Control Techniques Guidelines: While the NSPS addresses new or modified sources, the CTGs provide guidance to states for reducing VOC emissions from existing equipment and processes in the oil and natural gas industry.
- CTGs are not binding regulations, but can lead to state rules. CTGs do not impose legal requirements, but provide recommendations to state and local air agencies on establishing reasonably available control technology (RACT) for reducing emissions from covered processes and equipment. Moreover, in general, for ozone nonattainment areas and states in ozone transport regions, the Act requires state implementation plans (SIPs) to include RACT for each category of VOC sources covered by an EPA CTG document until the area reaches attainment.

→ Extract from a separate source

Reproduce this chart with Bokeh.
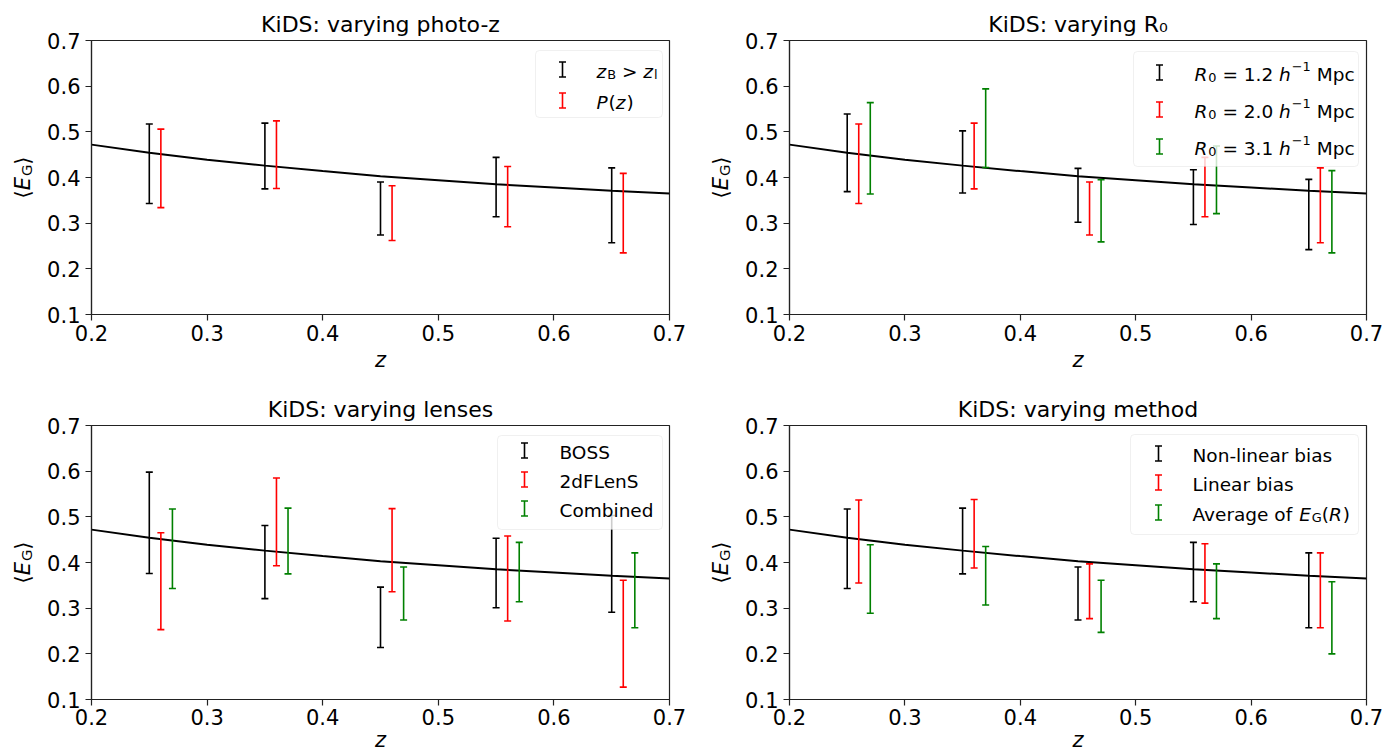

- Based on EPA’s 2012 NSPS and latest proposal. The draft CTGs provide recommendations for storage tanks, pneumatic controllers and pumps, centrifugal and reciprocating compressors, equipment leaks from natural gas processing plants and other potential sources of fugitive emissions. The recommendations are similar to the 2012 NSPS, as well as EPA’s new proposal. While the CTGs refer to VOCs, EPA’s goal to address methane is clear, as the agency acknowledges that it based most of the VOC emission estimates presented in the CTGs on available methane emissions data.

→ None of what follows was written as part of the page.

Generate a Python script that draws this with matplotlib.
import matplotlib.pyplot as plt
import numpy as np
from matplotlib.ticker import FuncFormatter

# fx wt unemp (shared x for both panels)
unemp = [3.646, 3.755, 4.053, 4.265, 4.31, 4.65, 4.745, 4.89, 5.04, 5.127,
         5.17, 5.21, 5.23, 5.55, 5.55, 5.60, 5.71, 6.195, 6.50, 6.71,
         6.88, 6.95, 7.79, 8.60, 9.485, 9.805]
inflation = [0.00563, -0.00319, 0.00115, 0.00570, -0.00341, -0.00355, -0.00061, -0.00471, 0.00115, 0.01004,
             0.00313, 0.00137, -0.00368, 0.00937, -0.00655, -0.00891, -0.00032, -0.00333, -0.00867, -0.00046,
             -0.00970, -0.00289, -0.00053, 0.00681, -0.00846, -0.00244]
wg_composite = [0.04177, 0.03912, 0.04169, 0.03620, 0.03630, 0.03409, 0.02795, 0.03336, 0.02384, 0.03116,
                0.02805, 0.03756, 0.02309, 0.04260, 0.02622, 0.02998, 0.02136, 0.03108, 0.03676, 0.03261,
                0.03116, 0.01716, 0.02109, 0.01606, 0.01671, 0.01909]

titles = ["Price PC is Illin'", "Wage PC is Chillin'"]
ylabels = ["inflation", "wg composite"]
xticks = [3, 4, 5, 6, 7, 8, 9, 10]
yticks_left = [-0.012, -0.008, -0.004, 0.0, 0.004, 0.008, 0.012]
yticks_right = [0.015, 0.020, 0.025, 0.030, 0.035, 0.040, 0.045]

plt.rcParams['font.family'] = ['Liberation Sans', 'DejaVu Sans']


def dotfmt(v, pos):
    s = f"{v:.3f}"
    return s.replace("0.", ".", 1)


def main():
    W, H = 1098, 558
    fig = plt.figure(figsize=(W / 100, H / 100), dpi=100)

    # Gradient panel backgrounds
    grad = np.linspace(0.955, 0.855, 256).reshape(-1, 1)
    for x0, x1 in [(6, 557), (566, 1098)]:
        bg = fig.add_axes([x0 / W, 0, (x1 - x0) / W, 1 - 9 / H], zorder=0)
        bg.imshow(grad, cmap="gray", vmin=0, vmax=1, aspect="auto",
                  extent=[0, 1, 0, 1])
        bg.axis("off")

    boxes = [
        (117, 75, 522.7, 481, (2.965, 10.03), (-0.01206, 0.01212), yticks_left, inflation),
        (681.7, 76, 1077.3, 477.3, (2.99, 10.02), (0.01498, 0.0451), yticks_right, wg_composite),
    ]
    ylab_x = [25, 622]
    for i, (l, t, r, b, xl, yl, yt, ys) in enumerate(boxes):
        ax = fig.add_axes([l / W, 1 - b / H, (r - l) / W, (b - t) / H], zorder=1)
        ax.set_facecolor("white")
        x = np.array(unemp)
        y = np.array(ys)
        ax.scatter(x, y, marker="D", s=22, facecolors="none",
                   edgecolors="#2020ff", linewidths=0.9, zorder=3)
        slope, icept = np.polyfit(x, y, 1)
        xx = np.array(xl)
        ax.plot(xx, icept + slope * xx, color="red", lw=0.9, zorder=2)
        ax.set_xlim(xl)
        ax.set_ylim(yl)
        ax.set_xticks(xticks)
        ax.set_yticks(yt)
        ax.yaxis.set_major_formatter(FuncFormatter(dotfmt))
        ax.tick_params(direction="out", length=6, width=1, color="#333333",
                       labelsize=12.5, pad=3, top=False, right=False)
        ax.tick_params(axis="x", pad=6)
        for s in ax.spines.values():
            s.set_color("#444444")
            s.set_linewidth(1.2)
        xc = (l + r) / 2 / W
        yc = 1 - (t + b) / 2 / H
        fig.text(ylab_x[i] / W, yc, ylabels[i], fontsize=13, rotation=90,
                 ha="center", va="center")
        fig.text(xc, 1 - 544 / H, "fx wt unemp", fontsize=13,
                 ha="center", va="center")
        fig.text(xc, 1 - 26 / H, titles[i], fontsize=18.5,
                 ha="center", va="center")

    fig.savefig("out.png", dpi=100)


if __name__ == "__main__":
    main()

The Definition of “Adjacent” for Aggregation: EPA is proposing to change how it aggregates upstream and midstream onshore oil and gas emission points for NSR and Title V permitting.

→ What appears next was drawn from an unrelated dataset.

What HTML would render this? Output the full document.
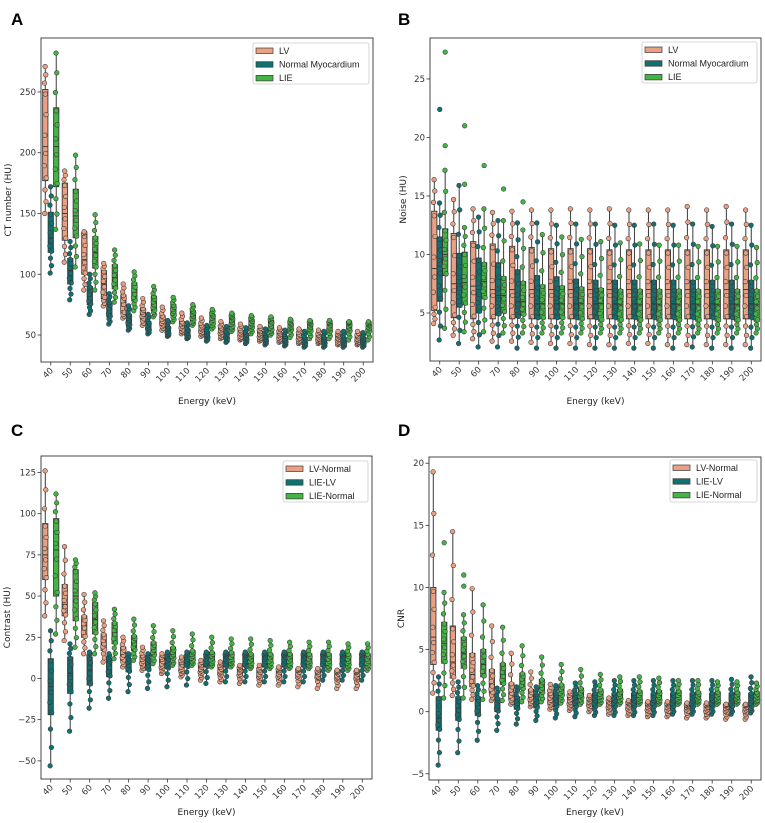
<!DOCTYPE html>
<html><head><meta charset="utf-8">
<style>
html,body{margin:0;padding:0;background:#fff;}
svg{display:block;font-family:"DejaVu Sans","Liberation Sans",sans-serif;}
</style></head>
<body>
<svg id="fig" width="765" height="823" viewBox="0 0 765 823" xmlns="http://www.w3.org/2000/svg"></svg>
<script>
// ---------- data ----------
const categories = [40,50,60,70,80,90,100,110,120,130,140,150,160,170,180,190,200];
// Box stats per category: [whisker low, q1, median, q3, whisker high]
// Panel A: CT number (HU)
const aLV = [[150,177,205,252,271],[110,128,150,175,185],[87,100,112,133,135],[74,80,92,103,109],[64,68,77,83,92],[58,63,68,72,80],[54,58,62,66,73],[51,54,58,61,68],[49,52,55,58,64],[47,50,53,56,61],[46,48,51,54,59],[45,47,50,53,57],[44,46,49,52,56],[43,45,48,51,55],[43,45,47,50,54],[42,44,47,50,53],[42,44,46,49,53]];
const aNM = [[101,118,130,151,172],[79,92,103,113,127],[67,75,82,90,100],[59,65,71,77,84],[54,58,63,67,74],[51,54,57,61,67],[49,51,54,57,62],[47,49,52,55,60],[45,48,50,53,58],[44,47,49,52,57],[43,46,48,51,56],[42,45,47,50,55],[41,44,46,49,54],[40,43,45,48,53],[40,43,45,48,53],[40,43,45,48,53],[40,43,45,48,52]];
const aLIE = [[137,172,205,237,282],[106,130,148,170,198],[87,105,118,131,149],[77,88,97,108,120],[70,78,85,93,102],[65,70,76,82,90],[61,66,70,75,81],[58,62,66,70,75],[55,59,63,67,71],[53,57,61,65,68],[51,56,59,63,66],[50,54,58,62,65],[48,54,57,60,63],[47,53,57,60,62],[47,53,56,60,62],[46,53,56,60,61],[46,53,56,59,61]];
// Panel B: Noise (HU)
const bLV = [[4.1,5.2,8.8,13.7,16.4],[3.1,4.6,7.5,11.8,14.7],[2.8,4.5,7.3,11.1,13.9],[2.6,4.5,7.0,10.9,13.6],[2.6,4.5,7.0,10.7,13.7],[2.5,4.5,7.0,10.6,13.8],[2.4,4.5,7.0,10.5,13.8],[2.4,4.5,7.0,10.5,13.9],[2.3,4.5,7.0,10.5,13.8],[2.3,4.5,7.0,10.4,13.9],[2.4,4.5,7.0,10.4,13.8],[2.4,4.5,7.0,10.4,13.8],[2.3,4.5,7.0,10.4,13.8],[2.3,4.5,7.0,10.4,14.1],[2.3,4.5,7.0,10.4,13.8],[2.3,4.5,7.0,10.4,14.1],[2.3,4.5,7.0,10.4,13.8]];
const bNM = [[2.7,6.0,9.0,11.5,14.4],[2.4,5.5,7.5,10.1,15.9],[2.1,5.0,7.0,9.7,13.2],[2.1,4.8,6.5,9.3,12.9],[2.0,4.6,6.0,8.7,12.7],[2.0,4.5,5.8,8.2,12.7],[2.0,4.5,5.8,8.1,12.5],[2.0,4.5,5.8,7.9,12.6],[2.0,4.5,5.8,7.8,12.6],[2.0,4.5,5.8,7.8,12.5],[2.0,4.5,5.8,7.8,12.5],[2.0,4.5,5.8,7.8,12.6],[2.0,4.5,5.8,7.8,12.5],[2.1,4.5,5.8,7.8,12.6],[2.0,4.5,5.8,7.8,12.4],[2.0,4.5,5.8,7.8,12.6],[2.0,4.5,5.8,7.8,12.5]];
const bLIE = [[3.7,8.2,10.0,12.2,17.2],[3.4,5.7,7.6,10.2,12.3],[3.4,6.2,7.7,9.3,13.9],[3.3,5.0,6.5,8.1,12.9],[3.3,4.8,6.0,7.7,12.1],[3.3,4.5,5.8,7.4,11.7],[3.3,4.5,5.8,7.3,11.5],[3.3,4.4,5.8,7.2,11.3],[3.3,4.3,5.8,7.1,11.1],[3.3,4.3,5.7,7.0,11.0],[3.3,4.3,5.7,7.0,10.9],[3.3,4.3,5.7,7.0,10.8],[3.3,4.3,5.7,7.0,10.8],[3.3,4.3,5.7,7.0,10.7],[3.3,4.3,5.7,7.0,10.7],[3.3,4.3,5.7,7.0,10.7],[3.3,4.3,5.7,7.0,10.6]];
// Panel C: Contrast (HU)
const cLN = [[38,60,75,94,126],[23,38,45,57,80],[15,25,32,38,51],[10,17,22,27,35],[7,11,15,19,25],[5,8,11,14,19],[3,6,8,12,15],[1,4,6,10,13],[-1,3,5,8,11],[-2,2,4,7,10],[-3,1,3,6,8],[-4,0,2,5,8],[-4,0,2,5,7],[-5,0,2,5,6],[-6,0,1,4,6],[-6,-1,1,4,5],[-6,-1,1,4,5]];
const cLL = [[-53,-22,-5,12,29],[-32,-9,3,13,21],[-18,-4,5,13,16],[-12,1,8,12,15],[-8,4,9,12,15],[-6,5,9,12,15],[-5,6,10,13,16],[-4,7,10,13,16],[-3,7,11,14,16],[-2,7,11,14,16],[-2,7,11,14,16],[-2,7,11,14,16],[-2,7,11,14,16],[-2,7,11,14,16],[-1,7,11,14,16],[-1,7,11,14,16],[-1,7,11,14,16]];
const cLIN = [[27,50,78,97,112],[19,35,50,66,72],[15,27,36,46,52],[12,21,28,34,42],[11,17,22,26,36],[9,14,18,22,32],[8,12,15,19,29],[8,11,14,17,27],[7,10,13,16,25],[7,10,12,16,24],[6,9,12,15,24],[6,9,12,15,23],[6,9,12,15,22],[6,9,11,15,22],[5,8,11,15,22],[5,8,11,15,21],[5,8,11,15,21]];
// Panel D: CNR
const dLN = [[1.5,3.8,6.0,10.0,19.3],[1.3,2.7,4.0,6.9,14.5],[1.0,2.0,3.0,4.7,9.9],[0.9,1.5,2.2,3.4,6.9],[0.6,1.0,1.6,2.3,4.7],[0.4,0.8,1.2,1.8,3.2],[0.2,0.6,1.0,1.5,2.2],[0.1,0.5,0.8,1.2,1.6],[0.0,0.4,0.7,1.0,1.3],[-0.2,0.2,0.5,0.8,1.1],[-0.3,0.1,0.4,0.7,0.9],[-0.4,0.0,0.3,0.6,0.8],[-0.4,0.0,0.3,0.6,0.8],[-0.5,0.0,0.3,0.5,0.7],[-0.5,-0.1,0.2,0.5,0.7],[-0.6,-0.1,0.2,0.5,0.6],[-0.6,-0.1,0.2,0.5,0.6]];
const dLL = [[-4.3,-1.5,-0.5,1.2,2.8],[-3.3,-0.7,0.3,1.2,2.4],[-2.3,-0.3,0.5,1.2,2.1],[-1.5,0.0,0.6,1.1,1.9],[-1.0,0.2,0.8,1.2,2.0],[-0.7,0.3,0.9,1.4,2.0],[-0.5,0.4,1.0,1.5,2.1],[-0.4,0.4,1.0,1.5,2.3],[-0.3,0.4,1.0,1.5,2.4],[-0.3,0.4,1.0,1.5,2.5],[-0.3,0.4,1.0,1.5,2.5],[-0.3,0.4,1.0,1.5,2.5],[-0.2,0.4,1.0,1.5,2.5],[-0.2,0.4,1.0,1.5,2.5],[-0.2,0.4,1.0,1.5,2.5],[-0.2,0.4,1.0,1.5,2.6],[-0.1,0.4,1.0,1.5,2.8]];
const dLIN = [[1.1,3.9,5.5,7.2,9.6],[1.1,3.5,4.7,6.0,7.8],[1.0,2.8,3.8,5.0,8.6],[0.9,2.2,3.0,3.9,6.8],[0.8,1.8,2.5,3.1,5.3],[0.8,1.5,2.0,2.6,4.4],[0.7,1.3,1.7,2.2,3.8],[0.6,1.1,1.4,1.9,3.4],[0.6,1.0,1.3,1.8,3.0],[0.6,1.0,1.3,1.8,2.8],[0.6,0.9,1.2,1.7,2.8],[0.6,0.9,1.2,1.7,2.7],[0.6,0.9,1.2,1.7,2.5],[0.6,0.9,1.2,1.6,2.5],[0.6,0.9,1.2,1.6,2.4],[0.6,0.9,1.2,1.6,2.4],[0.6,0.9,1.2,1.6,2.3]];
// Outliers: [categoryIndex, value]
const bNMout = [[0,22.4]];
const bLIEout = [[0,19.3],[0,27.3],[1,16.0],[1,21.0],[2,17.6],[3,15.6],[4,14.5]];
const dLINout = [[0,13.6],[1,10.1],[1,11.0]];
const aTicks = [50,100,150,200,250];
const bTicks = [5,10,15,20,25];
const cTicks = [-50,-25,0,25,50,75,100,125];
const dTicks = [-5,0,5,10,15,20];
const legendAB = ["LV","Normal Myocardium","LIE"];
const legendCD = ["LV-Normal","LIE-LV","LIE-Normal"];

// ---------- drawing ----------
const NS = "http://www.w3.org/2000/svg";
const svg = document.getElementById('fig');
const COLORS = ["#e9a083","#117070","#44b544"];
const EDGE = "#3a3a3a";
function mk(tag, attrs, parent){
  const e = document.createElementNS(NS, tag);
  for (const k in attrs) e.setAttribute(k, attrs[k]);
  (parent||svg).appendChild(e);
  return e;
}
const FR = [0,0.09,0.18,0.27,0.36,0.45,0.55,0.64,0.73,0.82,0.91,1];
const JIT = [-0.6,0.7,-0.3,0.9,-0.9,0.3,-0.5,0.8,0,-0.8,0.5,-0.2];
function quant(s, f){
  const k=[0,0.25,0.5,0.75,1];
  for(let i=0;i<4;i++){ if(f<=k[i+1]){ const t=(f-k[i])/0.25; return s[i]+(s[i+1]-s[i])*t; } }
  return s[4];
}
function panel(cfg){
  const g = mk('g',{});
  
  
  const {x0,x1,y0,y1,ymin,ymax} = cfg;
  const yS = v => y1 - (v-ymin)/(ymax-ymin)*(y1-y0);
  const step = (x1-x0)/categories.length;
  const xS = i => x0 + step*(i+0.5);
  const bw = step*0.27, off = step*0.28;
  const L = mk('text',{x:cfg.lx,y:cfg.ly,'font-size':17,'font-weight':'bold','font-family':'"Liberation Sans",sans-serif',fill:'#000'},g);
  L.textContent = cfg.letter;
  
  
  cfg.series.forEach((ser, h) => {
    const sg = mk('g',{},g);
    
    
    ser.forEach((s,i) => {
      const cx = xS(i) + (h-1)*off;
      mk('line',{x1:cx,x2:cx,y1:yS(s[4]),y2:yS(s[3]),stroke:EDGE,'stroke-width':1},sg);
      mk('line',{x1:cx,x2:cx,y1:yS(s[1]),y2:yS(s[0]),stroke:EDGE,'stroke-width':1},sg);
      const b = mk('rect',{x:cx-bw/2,y:yS(s[3]),width:bw,height:Math.max(0.5,yS(s[1])-yS(s[3])),fill:COLORS[h],stroke:EDGE,'stroke-width':0.9},sg);
      
      
      mk('line',{x1:cx-bw/2,x2:cx+bw/2,y1:yS(s[2]),y2:yS(s[2]),stroke:EDGE,'stroke-width':1},sg);
    });
    ser.forEach((s,i) => {
      const cx = xS(i) + (h-1)*off;
      FR.forEach((f,k) => {
        const p = mk('circle',{cx:cx+JIT[k],cy:yS(quant(s,f)),r:2.3,fill:COLORS[h],stroke:EDGE,'stroke-width':0.6},sg);
        
        
      });
    });
    (cfg.outliers[h]||[]).forEach(o => {
      const cx = xS(o[0]) + (h-1)*off;
      const p = mk('circle',{cx:cx,cy:yS(o[1]),r:2.3,fill:COLORS[h],stroke:EDGE,'stroke-width':0.6},sg);
      
      
    });
  });
  const fr = mk('rect',{x:x0,y:y0,width:x1-x0,height:y1-y0,fill:'none',stroke:'#333','stroke-width':0.9},g);
  
  
  cfg.ticks.forEach(t => {
    const y = yS(t);
    mk('line',{x1:x0-3.5,x2:x0,y1:y,y2:y,stroke:'#333','stroke-width':0.8},g);
    const tx = mk('text',{x:x0-5,y:y+3,'font-size':8.5,'text-anchor':'end',fill:'#333'},g);
    tx.textContent = t<0 ? '\u2212'+(-t) : String(t);
    
    
  });
  categories.forEach((c,i) => {
    const x = xS(i);
    mk('line',{x1:x,x2:x,y1:y1,y2:y1+3.5,stroke:'#333','stroke-width':0.8},g);
    const tx = mk('text',{x:x+3,y:y1+9,'font-size':8.5,'text-anchor':'end',fill:'#333',transform:`rotate(-45 ${x+3} ${y1+9})`},g);
    tx.textContent = String(c);
    
    
  });
  const xt = mk('text',{x:(x0+x1)/2,y:cfg.xty,'font-size':9,'text-anchor':'middle',fill:'#222'},g);
  xt.textContent = 'Energy (keV)';
  
  
  const ym = (y0+y1)/2;
  const yt = mk('text',{x:cfg.ytx,y:ym,'font-size':9,'text-anchor':'middle',fill:'#222',transform:`rotate(-90 ${cfg.ytx} ${ym})`},g);
  yt.textContent = cfg.ytitle;
  
  
  const lg = mk('g',{},g);
  
  
  const [lx,ly,lw,lh] = cfg.leg;
  mk('rect',{x:lx,y:ly,width:lw,height:lh,rx:2,fill:'#fff',stroke:'#ccc','stroke-width':0.8},lg);
  cfg.legend.forEach((name,h) => {
    const ry = ly+7.5+h*13.7;
    const e = mk('g',{},lg);
    
    
    mk('rect',{x:lx+3,y:ry-2.5,width:17,height:5.5,fill:COLORS[h],stroke:EDGE,'stroke-width':0.7},e);
    const t = mk('text',{x:lx+26,y:ry+3.3,'font-size':9,'font-family':'"Liberation Sans",sans-serif',fill:'#222'},e);
    t.textContent = name;
  });
}
panel({name:'panel-a-ct-number',letter:'A',lx:11,ly:25,x0:41,x1:373,y0:38,y1:362,ymin:27.8,ymax:294.4,ticks:aTicks,series:[aLV,aNM,aLIE],outliers:[[],[],[]],legend:legendAB,ytitle:'CT number (HU)',ytx:11,xty:404,leg:[253,43,116,41]});
panel({name:'panel-b-noise',letter:'B',lx:398,ly:25,x0:430,x1:761,y0:38,y1:361,ymin:0.9,ymax:28.5,ticks:bTicks,series:[bLV,bNM,bLIE],outliers:[[],bNMout,bLIEout],legend:legendAB,ytitle:'Noise (HU)',ytx:406,xty:404,leg:[642,42,115,41]});
panel({name:'panel-c-contrast',letter:'C',lx:11,ly:436,x0:41,x1:372,y0:456,y1:779,ymin:-61,ymax:135,ticks:cTicks,series:[cLN,cLL,cLIN],outliers:[[],[],[]],legend:legendCD,ytitle:'Contrast (HU)',ytx:10,xty:815,leg:[283,461,85,41]});
panel({name:'panel-d-cnr',letter:'D',lx:398,ly:436,x0:429,x1:761,y0:457,y1:780,ymin:-5.5,ymax:20.5,ticks:dTicks,series:[dLN,dLL,dLIN],outliers:[[],[],dLINout],legend:legendCD,ytitle:'CNR',ytx:404,xty:815,leg:[670,460,87,42]});
</script>
</body></html>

- EPA’s preferred option relies on “proximity.” For multiple emission points to be “aggregated” into a single “stationary source” or “major source,” they must be “contiguous or adjacent.” EPA previously had interpreted “adjacent” to include emission points that were “functionally interrelated,” even if several miles apart. The Sixth Circuit rejected that interpretation, holding “adjacent” could only mean physical proximity. EPA has now proposed as its “preferred option” to interpret “adjacent” to mean physical proximity, requiring emission points to be located on sites within one-quarter mile of each other before they can be aggregated. EPA requests comment on whether to use a different distance.
- “Functional Interrelatedness” test is still on the table. EPA is also soliciting comments on whether to reinstate the “functional interrelatedness” test by amending its regulatory definitions of “stationary source” and “major source.” The proposal states that factors that could contribute to a finding that emission points are “functionally interrelated” could include a connection by pipeline, the delivery of product from one emission point to another via train or truck or whether one type of emission point could operate when the other is not. The proposed rule also solicits comments on various additional factors that a permitting agency could use to determine that emission points are functionally interrelated.